Updated 8:50 PM ET March 22, 2003
WASHINGTON (Reuters) - U.S. forces in Iraq have yet to find any evidence of the suspected chemical or biological weapons that prompted the invasion, a U.S. general said on Saturday.Oops.
Gen. Stanley McChrystal, vice director for operations on the U.S. military's Joint Staff, also told a briefing that none of the missiles fired by Iraq so far in the war had been a Scud.
Scud missiles, along with chemical, biological or nuclear weapons, are among the arms that Iraq was barred from possessing by U.N. resolutions after the 1991 Gulf War.

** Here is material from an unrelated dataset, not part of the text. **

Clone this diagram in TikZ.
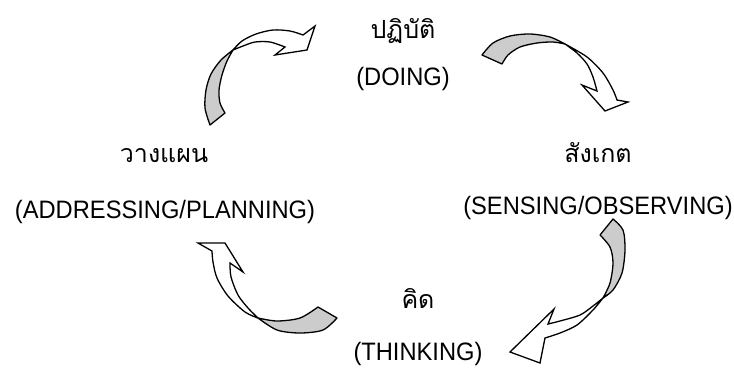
\documentclass[tikz,border=0pt]{standalone}
\usepackage{fontspec}
\setmainfont{Liberation Sans}
\newfontfamily\latinfont[FakeStretch=0.94]{Liberation Sans}
\newfontfamily\thaifont[Script=Thai]{Loma}
\tikzset{
  lbl/.style={font=\latinfont\fontsize{25.2}{28}\selectfont, inner sep=0pt, anchor=base},
  thai/.style={font=\thaifont\fontsize{25}{28}\selectfont, inner sep=0pt, anchor=base},
  backface/.style={fill=gray!40, draw=black, line width=1.3pt, line join=round},
  frontface/.style={fill=white, draw=black, line width=1.3pt, line join=miter},
}
\begin{document}
\begin{tikzpicture}[x=1pt,y=-1pt]
\useasboundingbox (0,0) rectangle (734,368);
% labels
\node[thai] (doTh) at (403,38) {ปฏิบัติ};
\node[lbl] (doEn) at (403,85) {(DOING)};
\node[thai] (plTh) at (164,162) {วางแผน};
\node[lbl] (plEn) at (165,218) {(ADDRESSING/PLANNING)};
\node[thai] (seTh) at (598,162) {สังเกต};
\node[lbl] (seEn) at (598,214) {(SENSING/OBSERVING)};
\node[thai] (thTh) at (418,308) {คิด};
\node[lbl] (thEn) at (418,360) {(THINKING)};
% top-left arrow
\draw[backface] (210,125) -- (225,113)
  -- plot[smooth] coordinates {(225,113) (220,103) (219,90) (222,75) (227,61) (233,50)}
  -- plot[smooth] coordinates {(233,50) (221,60) (211,74) (206,90) (205,108) (210,125)} -- cycle;
\draw[frontface] plot[smooth] coordinates {(233,50) (242,41) (256,34) (273,30) (290,31) (303,35)}
  -- (315,26) -- (307,50) -- (275,55) -- (285,47)
  -- plot[smooth] coordinates {(285,47) (270,42) (255,42) (243,46) (233,50)} -- cycle;
% top-right arrow
\draw[backface] (482,55) -- (502,64)
  -- plot[smooth] coordinates {(502,64) (508,55) (520,47) (537,43) (553,42) (565,44)}
  -- plot[smooth] coordinates {(565,44) (550,37) (530,34) (510,36) (493,43) (482,55)} -- cycle;
\draw[frontface] plot[smooth] coordinates {(565,44) (587,57) (603,73) (613,90) (617,100)}
  -- (628,102) -- (605,111) -- (582,85) -- (597,91)
  -- plot[smooth] coordinates {(597,91) (593,77) (587,64) (577,53) (565,44)} -- cycle;
% bottom-right arrow
\draw[backface] (600,235) -- (613,219)
  -- plot[smooth] coordinates {(613,219) (623,230) (625,250) (622,273) (613,290) (603,298)}
  -- plot[smooth] coordinates {(603,298) (610,283) (613,263) (610,247) (600,235)} -- cycle;
\draw[frontface] plot[smooth] coordinates {(603,298) (593,310) (577,325) (560,333) (545,338)}
  -- (540,363) -- (510,352) -- (554,309) -- (548,324)
  -- plot[smooth] coordinates {(548,324) (560,321) (580,315) (593,306) (603,298)} -- cycle;
% bottom-left arrow
\draw[frontface] (198,243) -- (225,243) -- (243,272) -- (230,263)
  -- plot[smooth] coordinates {(230,263) (231,277) (238,295) (248,308) (258,318)}
  -- plot[smooth] coordinates {(258,318) (245,312) (228,296) (217,278) (213,262) (212,251)} -- cycle;
\draw[backface] plot[smooth] coordinates {(258,318) (277,321) (300,318) (318,307)}
  -- (337,318)
  -- plot[smooth] coordinates {(337,318) (323,330) (300,333) (277,330) (258,318)} -- cycle;
\end{tikzpicture}
\end{document}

President Bush and his ally British Prime Minister Tony Blair accuse Iraq of having violated the resolutions and say President Saddam Hussein could provide weapons of mass destruction to groups like al-Qaeda.
Asked if any Scuds had been found by the U.S.-British forces that have invaded Iraq, McChrystal said:
"To my knowledge, we have not discovered any to this point," adding: "So far there have been no Scuds launched, which is very positive today."
Asked if any signs of chemical or biological weapons had been found, the general replied: "We have found no caches of weapons of mass destruction to date."
Iraq says it has destroyed all its stocks of chemical and biological weapons.